Oscar Andrews

Cricket information
- Batting: Right-handed
- Bowling: Right-arm medium

International information
- National side: Ireland;

Career statistics
| Competition | First-class |
| Matches | 6 |
| Runs scored | 94 |
| Batting average | 10.44 |
| 100s/50s | 0/0 |
| Top score | 29* |
| Balls bowled | 168 |
| Wickets | 4 |
| Bowling average | 23.50 |
| 5 wickets in innings | 0 |
| 10 wickets in match | 0 |
| Best bowling | 2/8 |
| Catches/stumpings | 6/– |
- Source: Cricket Archive, 27 May 2021

= Oscar Andrews =

Irish cricketer and field hockey player

Oscar Andrews (24 July 1876 – 30 October 1956) was an Irish cricket and field hockey player. When playing cricket he was a right-handed batsman and a right-arm medium pace bowler.

He made his debut for Irish cricket team in their first first-class match against London County in May 1902, and went on to play for them seven times, his last game coming against Philadelphia in September 1909. His cousin also played for Ireland.

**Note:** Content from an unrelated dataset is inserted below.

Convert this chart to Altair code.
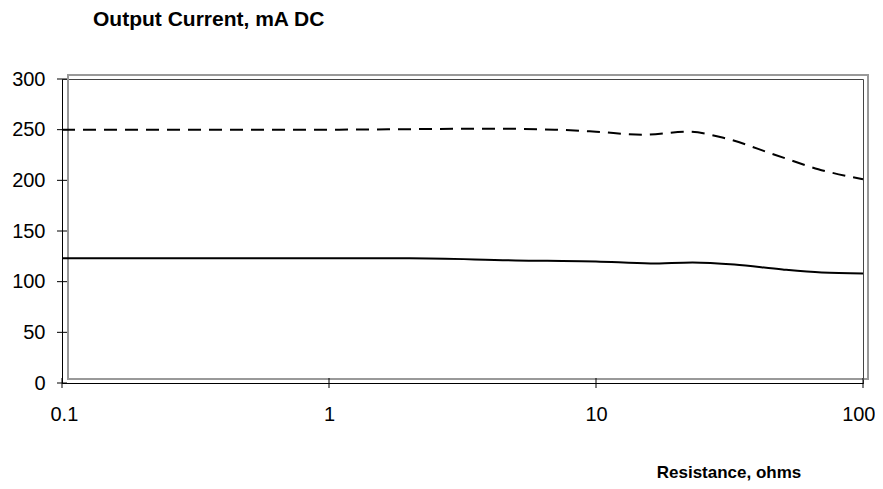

Whilst he did not again feature for the Irish national side, he was seen to play for an Ulster side against the touring Indian cricket team in 1911 and for a North of Ireland side against Wales in 1924. He also played for the Ireland national field hockey team in 1899. His field hockey career was marked by playing in the first club match in Ulster in November 1896 in which he scored six goals.